In her previous works, “#HashtagActivism” and “Black Celebrity, Racial Politics, and the Press: Framing Dissent,” Jackson has explored similar intersections of race and media, but “A Second Sight" takes a broader research scope. She conducted dozens of interviews with modern-day journalists and filmmakers and also dug through archives of the Penn library to find fitting historical counterparts.

“I take these really important historical moments and these really contemporary moments, figures and stories, and I explain how they’re in conversation with each other in terms of how we understand and think about American politics,” she said.

Take the comparison between Wheatley and “Sinners.” On the surface, the poems from the first published African-American author about the horrors of slavery and a sci-fi thriller about vampires in the Jim Crow South may not have much in common. But Jackson argues that both storytellers attempt to show their audiences something about the future of the country.

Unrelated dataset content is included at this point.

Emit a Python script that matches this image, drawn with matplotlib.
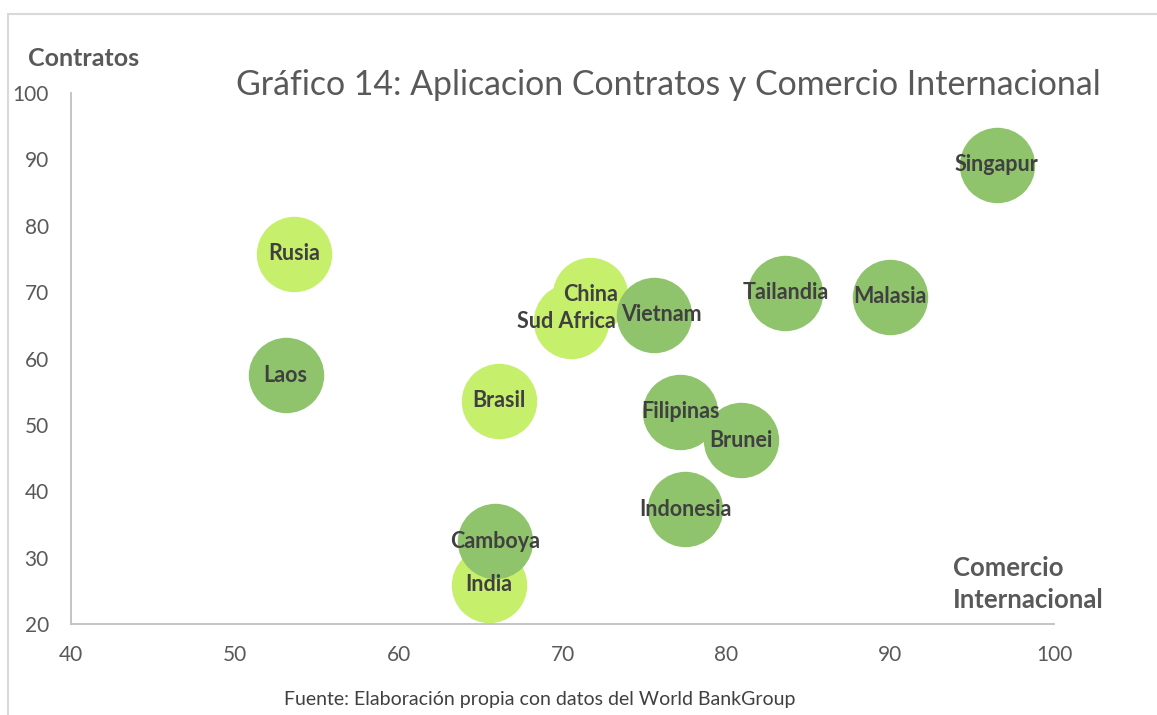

“Phillis Wheatley was showing that a person who has been so dehumanized is equal in their ability to narrate a story. …Similarly, ‘Sinners’ is telling us something about the country in terms of its labor exploitation and its history of taking from Black culture,” she said. “It’s not just one person. It’s not just one time period. People make revolutionary media and it helps us think bigger and have greater imaginations about what freedom and democracy means.”

To Jackson, the stories that weave together in “A Second Sight” are directly correlated with the 250th anniversary of the signing of the Declaration of Independence. The sections in the book are fittingly titled “Life,” “Liberty” and “Pursuit of Happiness” and the book has already been named by Publisher’s Weekly in a list of essential readings to understanding the state of the country during its semiquincentennial this year.

“One of the things I really want to do with this book is make the case that these stories of Black mediamakers are for everyone in this country,” Jackson said. “From the very start, Black Americans have taken those values earnestly and seriously and thought about how we can create a nation where everyone can have the same rights, liberty and justice for all.”